I would prefer to perform all configuration at AMI build time; but, unless Nessus modifies their code to, for example, allow one to specify the linking parameters ahead of time we are stuck with this substandard solution.
In order to execute the Molecule tests for this Ansible role in GitHub Actions, a build user must exist in AWS. The accompanying Terraform code will create the user with the appropriate name and permissions. This only needs to be run once per project, per AWS account. This user can also be used to run the Molecule tests on your local machine.

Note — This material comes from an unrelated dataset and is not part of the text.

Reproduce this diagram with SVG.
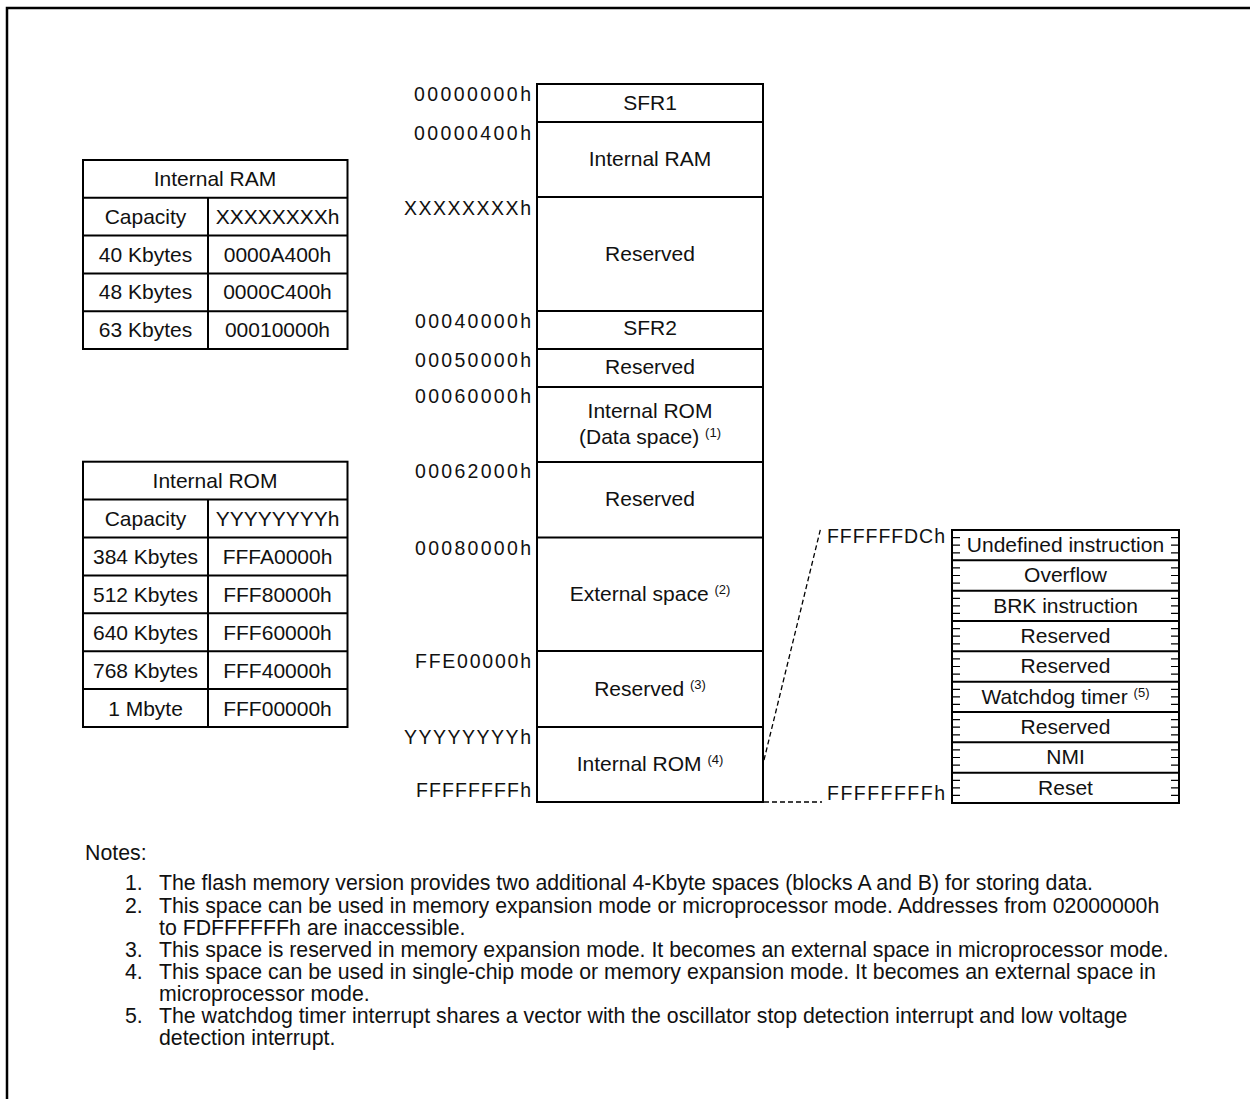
<svg xmlns="http://www.w3.org/2000/svg" width="1250" height="1099" viewBox="0 0 1250 1099">
<style>
text{font-family:"Liberation Sans",Arial,sans-serif;fill:#111}
.c{font-size:21px;text-anchor:middle}
.a{font-size:19.5px;text-anchor:end}
.al{font-size:19.5px}
.n{font-size:21.3px}
.s{font-size:13px}
.ln{fill:none;stroke:#000;stroke-width:2}
.tk{fill:none;stroke:#000;stroke-width:1.2}
.dash{fill:none;stroke:#000;stroke-width:1.3;stroke-dasharray:5 3}
</style>
<rect x="0" y="0" width="1250" height="1099" fill="#fff"/>
<path d="M7,1099 V8 H1250" fill="none" stroke="#000" stroke-width="2.5"/>

<g id="ram-table">
<rect class="ln" x="83" y="160" width="264.5" height="189"/>
<path class="ln" d="M83,197.8H347.5M83,235.6H347.5M83,273.4H347.5M83,311.2H347.5M208,197.8V349"/>
<text class="c" x="215" y="186">Internal RAM</text>
<text class="c" x="145.5" y="224">Capacity</text>
<text class="c" x="277.5" y="224">XXXXXXXXh</text>
<text class="c" x="145.5" y="261.5">40 Kbytes</text>
<text class="c" x="277.5" y="261.5">0000A400h</text>
<text class="c" x="145.5" y="299.3">48 Kbytes</text>
<text class="c" x="277.5" y="299.3">0000C400h</text>
<text class="c" x="145.5" y="337">63 Kbytes</text>
<text class="c" x="277.5" y="337">00010000h</text>
</g>

<g id="rom-table">
<rect class="ln" x="83" y="461.7" width="264.5" height="265.3"/>
<path class="ln" d="M83,499.6H347.5M83,537.5H347.5M83,575.4H347.5M83,613.3H347.5M83,651.2H347.5M83,689.1H347.5M208,499.6V727"/>
<text class="c" x="215" y="488">Internal ROM</text>
<text class="c" x="145.5" y="526">Capacity</text>
<text class="c" x="277.5" y="526">YYYYYYYYh</text>
<text class="c" x="145.5" y="564">384 Kbytes</text>
<text class="c" x="277.5" y="564">FFFA0000h</text>
<text class="c" x="145.5" y="602">512 Kbytes</text>
<text class="c" x="277.5" y="602">FFF80000h</text>
<text class="c" x="145.5" y="640">640 Kbytes</text>
<text class="c" x="277.5" y="640">FFF60000h</text>
<text class="c" x="145.5" y="677.5">768 Kbytes</text>
<text class="c" x="277.5" y="677.5">FFF40000h</text>
<text class="c" x="145.5" y="715.5">1 Mbyte</text>
<text class="c" x="277.5" y="715.5">FFF00000h</text>
</g>

<g id="memory-map">
<rect class="ln" x="537" y="84" width="226" height="718"/>
<path class="ln" d="M537,122H763M537,197H763M537,311H763M537,349H763M537,387H763M537,462H763M537,537.5H763M537,651H763M537,727H763"/>
<text class="c" x="650" y="110">SFR1</text>
<text class="c" x="650" y="166">Internal RAM</text>
<text class="c" x="650" y="261">Reserved</text>
<text class="c" x="650" y="335">SFR2</text>
<text class="c" x="650" y="374">Reserved</text>
<text class="c" x="650" y="418">Internal ROM</text>
<text class="c" x="650" y="444">(Data space) <tspan class="s" dy="-7">(1)</tspan></text>
<text class="c" x="650" y="506">Reserved</text>
<text class="c" x="650" y="601">External space <tspan class="s" dy="-7">(2)</tspan></text>
<text class="c" x="650" y="696">Reserved <tspan class="s" dy="-7">(3)</tspan></text>
<text class="c" x="650" y="771">Internal ROM <tspan class="s" dy="-7">(4)</tspan></text>
</g>

<g id="addresses">
<text class="a" x="531" y="101" textLength="117" lengthAdjust="spacing">00000000h</text>
<text class="a" x="531" y="140" textLength="117" lengthAdjust="spacing">00000400h</text>
<text class="a" x="531" y="215" textLength="127" lengthAdjust="spacing">XXXXXXXXh</text>
<text class="a" x="531" y="328" textLength="116" lengthAdjust="spacing">00040000h</text>
<text class="a" x="531" y="367" textLength="116" lengthAdjust="spacing">00050000h</text>
<text class="a" x="531" y="403" textLength="116" lengthAdjust="spacing">00060000h</text>
<text class="a" x="531" y="478" textLength="116" lengthAdjust="spacing">00062000h</text>
<text class="a" x="531" y="555" textLength="116" lengthAdjust="spacing">00080000h</text>
<text class="a" x="531" y="668" textLength="116" lengthAdjust="spacing">FFE00000h</text>
<text class="a" x="531" y="744" textLength="127" lengthAdjust="spacing">YYYYYYYYh</text>
<text class="a" x="531" y="797" textLength="115" lengthAdjust="spacing">FFFFFFFFh</text>
<text class="al" x="827" y="543" textLength="118" lengthAdjust="spacing">FFFFFFDCh</text>
<text class="al" x="827" y="800" textLength="118" lengthAdjust="spacing">FFFFFFFFh</text>
</g>

<g id="connectors">
<path class="dash" d="M764,760 L821,527"/>
<path class="dash" d="M764,802 H822"/>
</g>

<g id="vector-table">
<rect class="ln" x="952" y="530" width="227" height="273"/>
<path class="ln" d="M952,560.3H1179M952,590.7H1179M952,621H1179M952,651.3H1179M952,681.7H1179M952,712H1179M952,742.3H1179M952,772.7H1179"/>
<path class="tk" d="M952,537.6h8M952,545.2h8M952,552.8h8M952,567.9h8M952,575.5h8M952,583.1h8M952,598.3h8M952,605.8h8M952,613.4h8M952,628.6h8M952,636.2h8M952,643.8h8M952,658.9h8M952,666.5h8M952,674.1h8M952,689.3h8M952,696.8h8M952,704.4h8M952,719.6h8M952,727.2h8M952,734.8h8M952,749.9h8M952,757.5h8M952,765.1h8M952,780.3h8M952,787.8h8M952,795.4h8
M1171,537.6h8M1171,545.2h8M1171,552.8h8M1171,567.9h8M1171,575.5h8M1171,583.1h8M1171,598.3h8M1171,605.8h8M1171,613.4h8M1171,628.6h8M1171,636.2h8M1171,643.8h8M1171,658.9h8M1171,666.5h8M1171,674.1h8M1171,689.3h8M1171,696.8h8M1171,704.4h8M1171,719.6h8M1171,727.2h8M1171,734.8h8M1171,749.9h8M1171,757.5h8M1171,765.1h8M1171,780.3h8M1171,787.8h8M1171,795.4h8"/>
<text class="c" x="1065.5" y="552">Undefined instruction</text>
<text class="c" x="1065.5" y="582.3">Overflow</text>
<text class="c" x="1065.5" y="612.7">BRK instruction</text>
<text class="c" x="1065.5" y="643">Reserved</text>
<text class="c" x="1065.5" y="673.3">Reserved</text>
<text class="c" x="1065.5" y="703.7">Watchdog timer <tspan class="s" dy="-7">(5)</tspan></text>
<text class="c" x="1065.5" y="734">Reserved</text>
<text class="c" x="1065.5" y="764.3">NMI</text>
<text class="c" x="1065.5" y="794.7">Reset</text>
</g>

<g id="notes">
<text class="n" x="85" y="860">Notes:</text>
<text class="n" x="125" y="890">1.</text>
<text class="n" x="159" y="890">The flash memory version provides two additional 4-Kbyte spaces (blocks A and B) for storing data.</text>
<text class="n" x="125" y="913">2.</text>
<text class="n" x="159" y="913">This space can be used in memory expansion mode or microprocessor mode. Addresses from 02000000h</text>
<text class="n" x="159" y="935">to FDFFFFFFh are inaccessible.</text>
<text class="n" x="125" y="957">3.</text>
<text class="n" x="159" y="957">This space is reserved in memory expansion mode. It becomes an external space in microprocessor mode.</text>
<text class="n" x="125" y="979">4.</text>
<text class="n" x="159" y="979">This space can be used in single-chip mode or memory expansion mode. It becomes an external space in</text>
<text class="n" x="159" y="1001">microprocessor mode.</text>
<text class="n" x="125" y="1023">5.</text>
<text class="n" x="159" y="1023">The watchdog timer interrupt shares a vector with the oscillator stop detection interrupt and low voltage</text>
<text class="n" x="159" y="1045">detection interrupt.</text>
</g>
</svg>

Before the build user can be created, you will need a profile in your
AWS credentials file that allows you to read and write your remote
Terraform state. (You almost certainly do not want to use local
Terraform state for this long-lived build user.) If the build user is
to be created in the CISA COOL environment, for example, then you will
need the cool-terraform-backend
profile.
The easiest way to set up the Terraform remote state profile is to
make use of our
aws-profile-sync
utility. Follow the usage instructions in that repository before
continuing with the next steps, and note that you will need to know
where your team stores their remote profile data in order to use
aws-profile-sync
.
To create the build user, follow these instructions:
cd terraform
terraform init --upgrade=true
terraform apply
Once the user is created you will need to update the repository's
secrets
with the new encrypted environment variables. This should be done
using the
terraform-to-secrets
tool available in the development
guide. Instructions for
how to use this tool can be found in the "Terraform IAM Credentials
to GitHub Secrets"
section.
of the Project Setup README.
If you have appropriate permissions for the repository you can view existing secrets on the appropriate page in the repository's settings.
None.
Variable | Description | Default | Required |
---|---|---|---|
cdm_nessus_agent_install_directory | The directory where Nessus Agent is installed. | /opt/nessus_agent |
No |
cdm_nessus_agent_third_party_bucket_name | The name of the AWS S3 bucket where third-party software is located. | cisa-cool-third-party-production |
No |
cdm_nessus_agent_version | The version of Nessus Agent to install. | 10.7.3 |
No |
This role can be installed via the command:
ansible-galaxy install --role-file path/to/requirements.yml
where requirements.yml
looks like:
---
- name: cdm_nessus_agent
src: https://github.com/cisagov/ansible-role-cdm-nessus-agent
and may contain other roles as well.
For more information about installing Ansible roles via a YAML file,
please see the ansible-galaxy
documentation.
Here's how to use it in a playbook:
- hosts: all
become: true
become_method: sudo
tasks:
- name: Install Nessus Agent for CDM
ansible.builtin.include_role:
name: cdm_nessus_agent
We welcome contributions! Please see CONTRIBUTING.md
for
details.
This project is in the worldwide public domain.